Com o avanço dos governos reacionários a frente de países ocidentais, em especial dos Estados Unidos, o tema do multilateralismo toma novo sentido. Obviamente que o debate que cerca a crise do multilateralismo e o espaço para os países do Sul Global não está relacionado exclusivamente ao confronto entre ideias reacionárias e progressistas, uma vez que também no Sul Global e no próprio bloco Brics há governos reacionários. Mas a ideia da construção de um sistema e pactos de governança que garantam interesses dos países extra Otan passa por um aumento do peso econômico e político de polos alternativos aos Estados Unidos e à União Europeia. O Brics, com sua ampliação e com a presença de dois países beligerantes contra aliados da Otan, Rússia e Irã, joga um peso decisivo a partir de sua característica de contraposição ao Norte Global.

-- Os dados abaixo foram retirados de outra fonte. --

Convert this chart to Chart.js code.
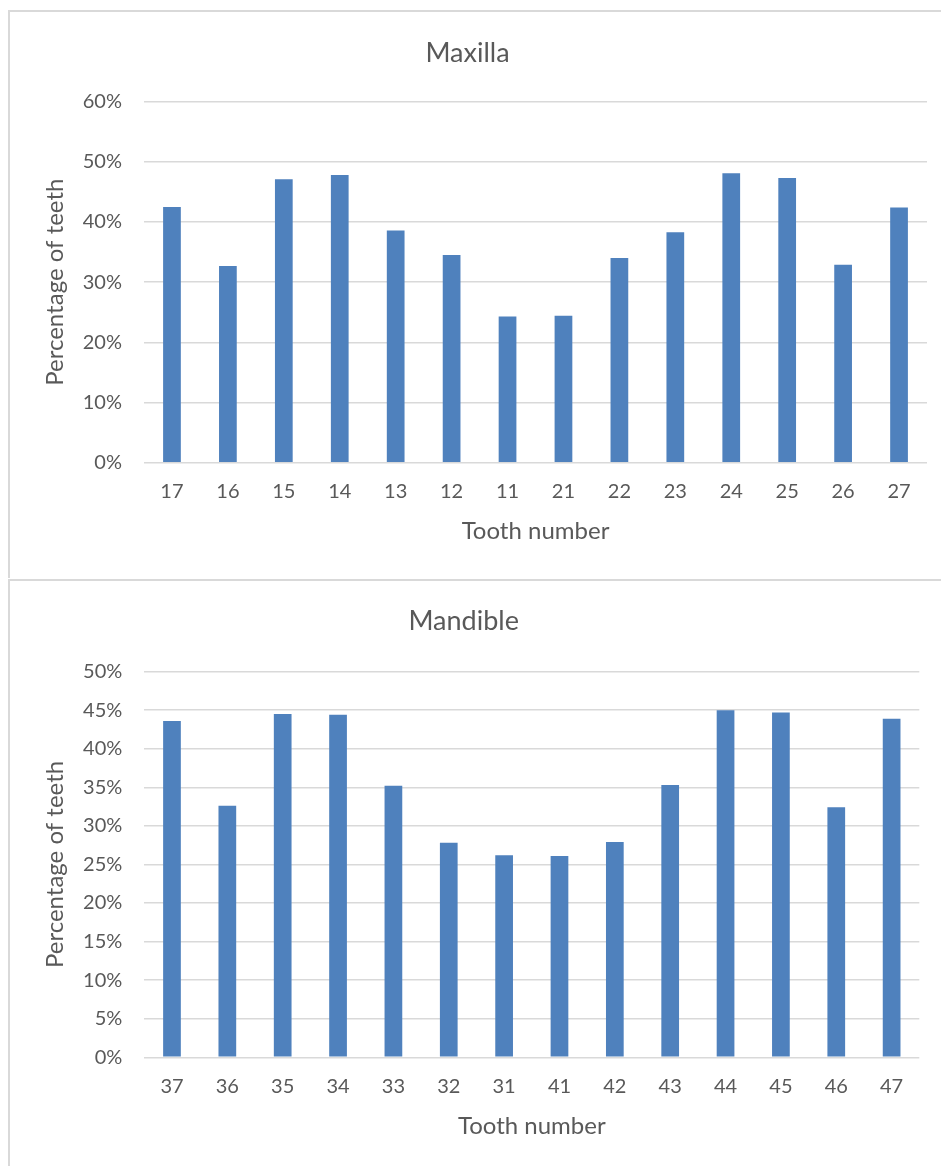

O grande desafio desta Cúpula do Brics é assumir uma posição revisionista no que diz respeito à ordem mundial. Para tanto, será importante uma posição assertiva no que diz respeito à guerra de tarifas de importação imposta pelo governo Trump. Também, por mais difícil engenharia diplomática que possa ser, que a Cúpula do Brics produza uma convocação para um cessar fogo e o estabelecimento de mesas de negociações nas guerras em curso e incida para que haja uma desaprovação global à invasão colonial de Israel sobre as terras palestinas, como a iniciativa do governo Sul-Africano já sinalizou.

A ideia de uma nova multipolaridade onde o Sul Global tenha voz passa por uma impugnação explícita ao atual sistema de governança global onde uma única potência nuclear é capaz de determinar as relações globais e não houve os questionamentos à sua ordem colonialista e belicista. Temas como o combate à pobreza, equilíbrio ambiental, liberdade de imigração, direitos fundamentais, igualdade de gênero e respeito étnico não vão surgir exclusivamente a partir das articulações no interior do Brics, contudo uma ação afirmativa de questionamento do atual sistema de governança é uma expectativa plausível para uma articulação de Estados que passam na periferia da Otan, em que pese seu poder econômico e militar.

Esta reunião do Brics é decisiva para que se possa sinalizar que há um polo de aglutinação geopolítica alternativo ao bloco Estados Unidos/Otan e que o tema da multipolaridade possa presidir a agenda das relações internacionais como forma de obstruir o crescimento da beligerância, do neocolonialismo e do aumento da pobreza.

*Este é um artigo de opinião e não necessariamente representa a linha editorial do Brasil do Fato.